2019-10-29 | 新城市がヒットを飛ばせる理由
 新城市の人は気がついていないが、新城の市民力は、ちょっと自慢してよい。

 私が見た直近のものだけでも、①この前のまちづくり集会の司会、運営、②綱渡りのような公開政策討論会を粛々とやる、そして、ここで書こうとしているのが③自治振興事務所の市民任用などが、私が、最近、体験した例である。
 
 新城市は、地域自治区制度を採用しているが、地域自治区には、住民で構成される地域協議会がある。この地域協議会の事務局として、あるいは地域の総合相談窓口の機能を担うのが、自治振興事務所である。

 自治振興事務所は、市役所の出先機関で、お役所の一部であるが、その所長が市民任用されている(現在5名)。全国でもまず例がないだろう。

 実践例以前に問題意識も乏しいようだ。今年のコミュニティ政策学会で、作手の所長さんが、地域自治区の取り組みを報告されたことがあった。何人かのパネラーが地域コミュニティの取り組みに関して報告して、その後、休憩時間に質問票を出すやり方だった。

 私は、市民任用で所長さんになって、行政との連携のなかで気がついたこと、相互に力を出すには、どのような工夫をしているのかといった質問を出した。

 市民任用は、とても珍しく、また今後の地方自治の方向性を示唆している取組なので、当然、質問が山盛りになるのかと思っていたので、みんなと重複しないように、半歩先を行く質問とした。

 ところが、市民任用に関しての質問を出したのは、結局、私一人だけだった。ならば、みんなの問題意識を掘り起こす質問にすればよかったが、後の祭りだった。要するに、市民任用は、参加者の関心を呼ばなかったという事である。

 それだけでなく、解説の先生も、地域自治区制度のほうを解説していて、市民任用は、関心をひかなかったようだ。

 研究者の間でも、市民任用が与える意味やインパクトについて、問題意識が乏しいという事である。
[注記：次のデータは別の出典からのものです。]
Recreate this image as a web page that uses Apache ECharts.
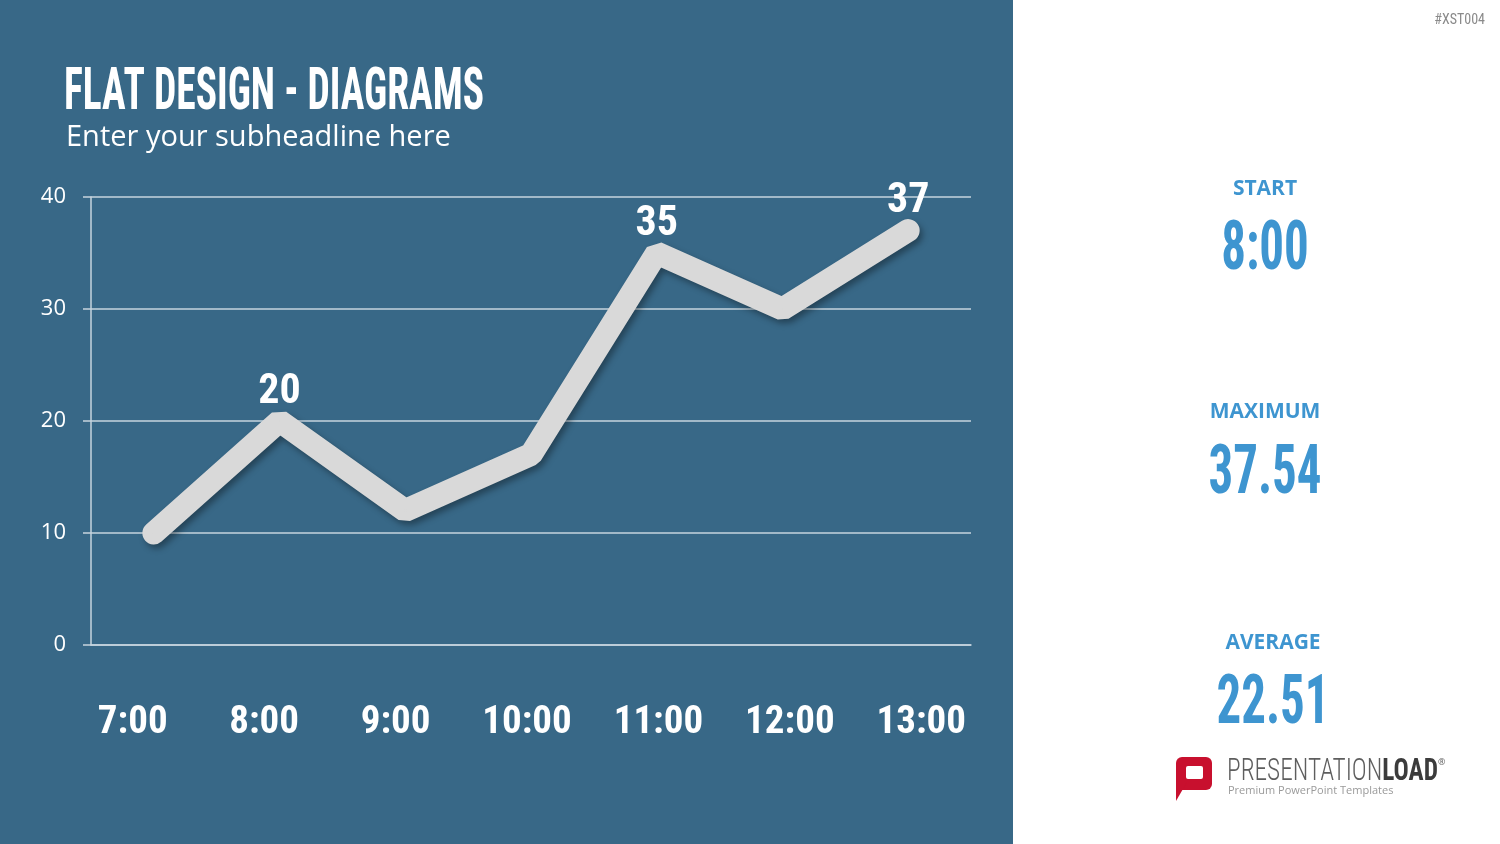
<!DOCTYPE html>
<html lang="en">
<head>
    <meta charset="utf-8">
    <title>Flat Design - Diagrams</title>
    <script src="https://cdn.jsdelivr.net/npm/echarts@6/dist/echarts.min.js"></script>
    <style>
        html, body { height: 100%; margin: 0; }
    </style>
</head>
<body>
    <div id="main" style="width:1500px;height:844px;"></div>
    <script type="text/javascript">
        // data
        var hours = ['7:00', '8:00', '9:00', '10:00', '11:00', '12:00', '13:00'];
        var values = [10, 20, 12, 17, 35, 30, 37];
        var labelledIdx = [1, 4, 6];   // points that carry a value label
        var statNames = ['START', 'MAXIMUM', 'AVERAGE'];
        var statValues = ['8:00', '37.54', '22.51'];

        // Roboto is a variable font, "condensed" gives the narrow cut
        var cond = 'Roboto, sans-serif';
        var body = '"Open Sans", "Noto Sans", sans-serif';
        var blue = '#386887';
        var accent = '#3e95d0';
        var grid = '#c6d4de';

        var myChart = echarts.init(document.getElementById('main'));

        // right panel stats
        var statY = [[189, 246], [412, 470], [643, 700]];
        var statX = [1265, 1265, 1273];
        var statGraphics = [];
        for (var i = 0; i < statNames.length; i++) {
            statGraphics.push({
                type: 'text', x: statX[i], y: statY[i][0],
                style: { text: statNames[i], fill: accent, font: 'bold 21px ' + body, textAlign: 'center', textVerticalAlign: 'middle' }
            });
            statGraphics.push({
                type: 'text', x: statX[i], y: statY[i][1] + 6, scaleX: 0.72,
                style: { text: statValues[i], fill: accent, font: 'bold condensed 68px ' + cond, textAlign: 'center', textVerticalAlign: 'middle' }
            });
        }

        var option = {
            backgroundColor: '#ffffff',
            animation: false,
            graphic: [
                { type: 'rect', z: -10, shape: { x: 0, y: 0, width: 1013, height: 844 }, style: { fill: blue } },
                { type: 'text', x: 64, y: 94, scaleX: 0.67, style: { text: 'FLAT DESIGN - DIAGRAMS', fill: '#ffffff', font: 'bold condensed 59px ' + cond, textVerticalAlign: 'middle' } },
                { type: 'text', x: 66, y: 138, style: { text: 'Enter your subheadline here', fill: '#ffffff', font: '29px ' + body, textVerticalAlign: 'middle' } },
                { type: 'text', x: 1485, y: 20, style: { text: '#XST004', fill: '#8a8a8a', font: 'condensed 14px ' + cond, textAlign: 'right', textVerticalAlign: 'middle' } },
                // logo
                { type: 'rect', shape: { x: 1176, y: 757, width: 36, height: 33, r: 6 }, style: { fill: '#c8102e' } },
                { type: 'polygon', shape: { points: [[1176, 782], [1187, 782], [1176, 801]] }, style: { fill: '#c8102e' } },
                { type: 'rect', shape: { x: 1186, y: 766, width: 17, height: 13, r: 2 }, style: { fill: '#ffffff' } },
                {
                    type: 'text', x: 1227, y: 772, scaleX: 0.79,
                    style: {
                        text: '{a|PRESENTATION}{b|LOAD}', textVerticalAlign: 'middle',
                        rich: {
                            a: { fill: '#5e5e5e', font: '300 condensed 32px ' + cond },
                            b: { fill: '#3c3c3c', font: 'bold condensed 32px ' + cond }
                        }
                    }
                },
                { type: 'text', x: 1438, y: 762, style: { text: '®', fill: '#606060', font: '9px ' + body, textVerticalAlign: 'middle' } },
                { type: 'text', x: 1228, y: 791, style: { text: 'Premium PowerPoint Templates', fill: '#9a9a9a', font: '11px ' + body, textVerticalAlign: 'middle' } }
            ].concat(statGraphics),
            grid: [
                { left: 91, right: 529, top: 197, bottom: 199 },
                { left: 67, right: 513, top: 197, bottom: 199 }
            ],
            xAxis: [
                {
                    gridIndex: 0, type: 'category', data: hours, boundaryGap: true,
                    axisLine: { show: true, lineStyle: { color: grid, width: 1.5 } },
                    axisTick: { show: false }, axisLabel: { show: false }
                },
                {
                    gridIndex: 1, type: 'category', data: hours, boundaryGap: true,
                    axisLine: { show: false }, axisTick: { show: false },
                    axisLabel: { interval: 0, color: '#ffffff', fontFamily: cond, fontWeight: 'bold condensed', fontSize: 39, margin: 59 }
                }
            ],
            yAxis: [
                {
                    gridIndex: 0, type: 'value', min: 0, max: 40, interval: 10,
                    axisLine: { show: true, lineStyle: { color: grid, width: 1.5 } },
                    axisTick: { show: true, length: 8, lineStyle: { color: grid, width: 1.5 } },
                    axisLabel: { color: '#ffffff', fontFamily: body, fontSize: 22, margin: 25, padding: [4, 0, 0, 0] },
                    splitLine: { lineStyle: { color: grid, width: 1.5 } }
                },
                { gridIndex: 1, type: 'value', show: false, min: 0, max: 40 }
            ],
            series: [
                {
                    type: 'line',
                    xAxisIndex: 0, yAxisIndex: 0,
                    data: values.map(function (v, i) {
                        return { value: v, label: { show: labelledIdx.indexOf(i) >= 0 } };
                    }),
                    symbol: 'circle', symbolSize: 2,
                    itemStyle: { color: '#d9d9d9' },
                    lineStyle: {
                        color: '#d9d9d9', width: 23, cap: 'round', join: 'bevel',
                        shadowColor: 'rgba(0,0,0,0.35)', shadowBlur: 6, shadowOffsetX: 3, shadowOffsetY: 4
                    },
                    label: {
                        position: 'top', distance: 7, color: '#ffffff',
                        fontFamily: cond, fontWeight: 'bold condensed', fontSize: 42
                    },
                    emphasis: { disabled: true }
                }
            ]
        };

        myChart.setOption(option);
    </script>
</body>
</html>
つまり、新城市の市民自治のほうが、先に行っているという事になる。

 所長さんが務まる人物は、新城市だけにいるわけではなく、どこのまちにも人材はいるはずであるが、実際には、他のまちでは、この制度がなかなかできない(問題意識もない)。それができるにはいくつかの要素があるが、「こういうのもありかな」と許容する、市民の力が、実現の要素のひとつになっている。

 これが市民力であるが、これが自治基本条例によって耕されたのか、あるいは、それ以前から、素養があったのかは、分からないが、ただ言えるのは、このように呼応してくれる市民がいるということが、新城市が、次々とヒットを飛ばす背景になっていることは間違いない。